Sanofi halts MOBILIZE Phase 3 trial of riliprubart in refractory CIDP

An independent data monitoring committee found the study unlikely to demonstrate sufficient efficacy; no safety concerns were identified with riliprubart.

A row of light grey reclining chairs and IV poles are situated in a brightly lit medical infusion room with large windows.

Sanofi has announced the termination of its MOBILIZE Phase 3 clinical study of riliprubart in patients with chronic inflammatory demyelinating polyneuropathy (CIDP) refractory to standard-of-care treatment. The decision followed an interim analysis by an independent data monitoring committee, which concluded the trial was unlikely to yield sufficient evidence of efficacy. No safety signals attributable to the drug were identified in the review.

Riliprubart (SAR445088, BIVV020) is a humanised IgG4 monoclonal antibody designed to selectively inhibit activated C1s, a serine protease in the classical complement pathway. The mechanism is intended to suppress the inflammatory cascade that drives myelin and axonal damage in CIDP — a rare autoimmune neuropathy affecting roughly one person in every 100,000 and characterised by progressive limb weakness and sensory loss. Sanofi has stated the drug's safety and efficacy have not yet been assessed by any regulatory authority.

The trial and what follows

The MOBILIZE study (NCT06290128) enrolled patients who had not responded adequately to conventional therapies including corticosteroids, plasma exchange, or intravenous immunoglobulin (IVIg). This refractory population represents an area of particular unmet need: Sanofi's own background data suggest around 30% of CIDP patients fail to respond to standard treatments, and of those who do respond, roughly 70% achieve only a partial response.

Sanofi said it will conduct a full analysis of the MOBILIZE dataset and work with site teams to ensure appropriate transition of care for enrolled patients.

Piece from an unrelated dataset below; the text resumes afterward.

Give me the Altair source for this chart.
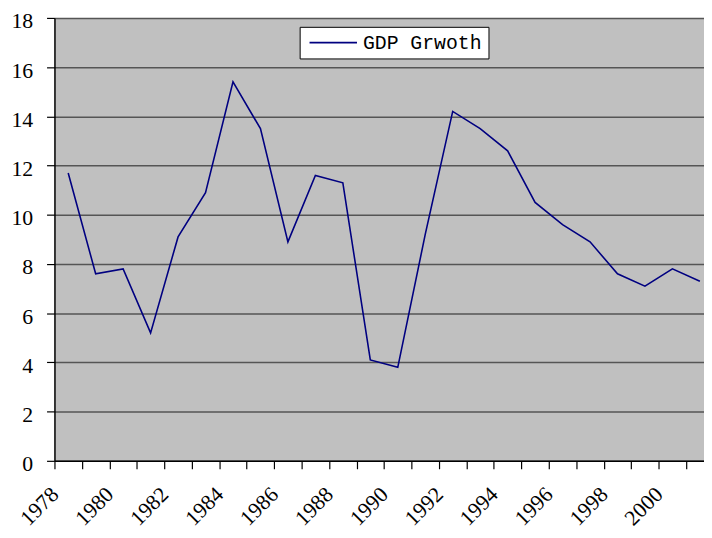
import altair as alt
import pandas as pd

years = list(range(1978, 2002))
gdp = [11.7, 7.6, 7.8, 5.2, 9.1, 10.9, 15.4, 13.5, 8.9, 11.6, 11.3, 4.1,
       3.8, 9.2, 14.2, 13.5, 12.6, 10.5, 9.6, 8.9, 7.6, 7.1, 7.8, 7.3]
series = ["GDP Grwoth"] * len(years)
y_ticks = [0, 2, 4, 6, 8, 10, 12, 14, 16, 18]

df = pd.DataFrame({"year": years, "gdp": gdp, "series": series})
tick_vals = [y - 0.5 for y in years]

SERIF = "Liberation Serif"
MONO = "Liberation Mono"

chart = alt.Chart(df).mark_line(strokeWidth=1.6, clip=True).encode(
    x=alt.X("year:Q",
            scale=alt.Scale(domain=[1977.5, 2001.15], nice=False, zero=False),
            axis=alt.Axis(values=tick_vals,
                          labelExpr="(datum.value - 1977.5) % 2 == 0 ? format(datum.value + 0.5, 'd') : ''",
                          labelAngle=-45, labelAlign="right", labelBaseline="middle",
                          labelPadding=22, tickSize=8, tickColor="black", tickWidth=1.2,
                          domainColor="black", domainWidth=1.5, grid=False, title=None,
                          labelFont=SERIF, labelFontSize=22, labelColor="black",
                          labelOverlap=False, labelFlush=False)),
    y=alt.Y("gdp:Q",
            scale=alt.Scale(domain=[0, 18], nice=False),
            axis=alt.Axis(values=y_ticks, grid=True, gridColor="#555555", gridWidth=1.5,
                          tickSize=8, tickColor="black", tickWidth=1.2,
                          domainColor="black", domainWidth=1.5, title=None,
                          labelPadding=14, labelOffset=3, labelFont=SERIF, labelFontSize=22,
                          labelColor="black")),
    color=alt.Color("series:N", scale=alt.Scale(range=["#000080"]),
                    legend=alt.Legend(orient="none", legendX=248, legendY=9, title=None,
                                      fillColor="white", strokeColor="black", padding=6,
                                      symbolType="M-4,0L4,0", symbolSize=144,
                                      symbolOffset=18, symbolStrokeWidth=1.6,
                                      labelFont=MONO, labelFontSize=20,
                                      labelColor="black", labelOffset=20)),
).properties(
    width=657, height=448,
    autosize=alt.AutoSizeParams(type="none"),
    padding={"left": 47, "top": 7, "right": 0, "bottom": 73},
).configure(font=SERIF).configure_view(fill="#C0C0C0", stroke=None)

chart.save("out.html", embed_options={"renderer": "svg", "actions": False})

The company added that the discontinuation will not result in any material financial cost and that its full-year 2026 guidance remains unchanged.

A separate Phase 3 study of riliprubart — VITALIZE (NCT06290141) — in IVIg-treated CIDP patients is still active, though Sanofi said its continuation will be reviewed in light of the MOBILIZE outcome. The VITALIZE population differs from MOBILIZE in that patients are actively receiving IVIg; whether the complement-inhibition mechanism interacts differently in that context will be a key question for the internal data review.

Competitive and regulatory context

The MOBILIZE failure arrives in a competitive neurology landscape where Argenx's efgartigimod (marketed as Vyvgart) has gained regulatory approval in CIDP after demonstrating efficacy in an FcRn-blocking approach — a distinct but adjacent immunological mechanism. UCB's zilucoplan and other complement-targeting agents are active across various neuromuscular indications, meaning riliprubart's C1s-focused profile will face close scrutiny of whether the pathway holds relevance across the heterogeneous CIDP patient population.

Complement inhibition has shown clear utility in conditions such as myasthenia gravis and paroxysmal nocturnal haemoglobinuria, where the target biology is better defined. The CIDP setting is mechanistically more complex, and the MOBILIZE interim readout raises questions about whether complement activity is sufficiently central to disease pathology in standard-of-care-refractory patients to sustain a treatment effect. The VITALIZE dataset, if it proceeds to completion, will be an important test of the hypothesis in a different disease-stage context.

For Sanofi, the setback represents a narrowing of its neurology pipeline ambitions in the near term, though the company has signalled that the financial impact is limited. Investors will focus on whether VITALIZE proceeds and on any mechanistic learnings from the MOBILIZE data that could inform repositioning of riliprubart in other complement-mediated diseases.